Since 1984, in one form or another, I’ve been teaching a graduate course variously titled: Human-Computer Interaction Design, and now called Interaction Design Practice. This semester, fall 2011, I will track my reflections throughout the course. Hopefully, the students will participate as well through their comments (and their reflections in their blog entries). My goal is to better understand the process of teaching and learning design, particularly the acquisition of tacit design knowledge. This is one professor’s and his students’ perspectives.

About the Professor

Martin A. Siegel, Professor of Informatics and Computing, Education, and Cognitive Science at Indiana University. In 1999, he founded IU’s first start-up company, WisdomTools. The company focused on the development of next generation e-learning tools , “Scenarios,” designed to develop deep, insightful learning, a kind of practical intelligence or tacit knowledge; the company was sold in December 2008. Marty is among a group of pioneers in computer-based learning, beginning with his work in the 1970′s on the PLATO system.

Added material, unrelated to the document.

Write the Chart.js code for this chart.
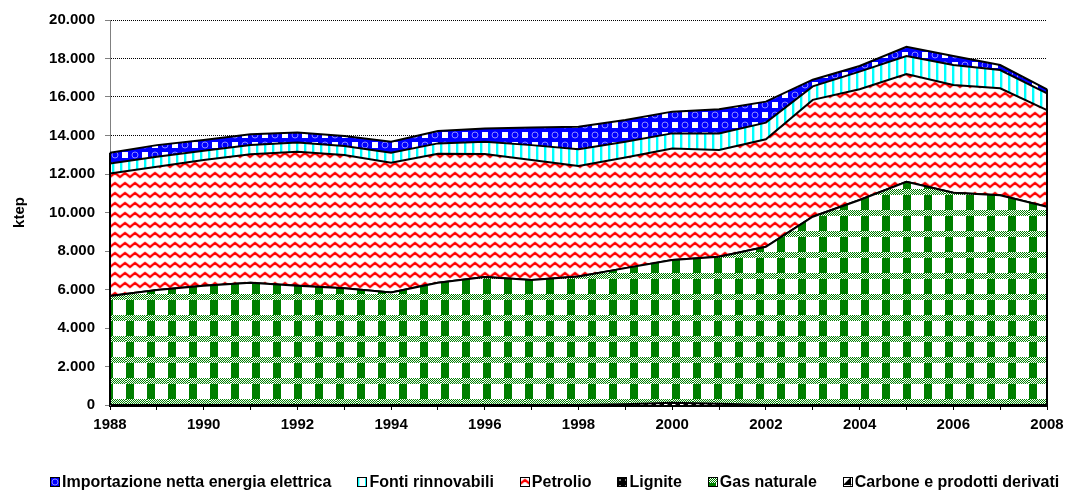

At the University of Illinois, Marty was the Assistant Director of the Computer-based Education Research Laboratory (CERL) and head of CERL’s Curriculum and Applications Group. Between 1990 and 1991, he served as Director of Professional Services at Authorware (now Macromedia / Adobe). In 1988, he was Microsoft’s first Faculty Fellow. At the School of Informatics and Computing, Marty’s research focuses on the design of Digital Learning Environments, including the development of deep conversation spaces; his most recent interest is design pedagogy and slow change interaction design. He was the school’s first Chair of the Informatics Department and served as the school’s Associate Dean for Graduate Studies as well as the Executive Associate Dean. He now serves as the Director of Graduate Programs in Informatics. In 2010 he founded Glerb, LLC; its mission is not yet public.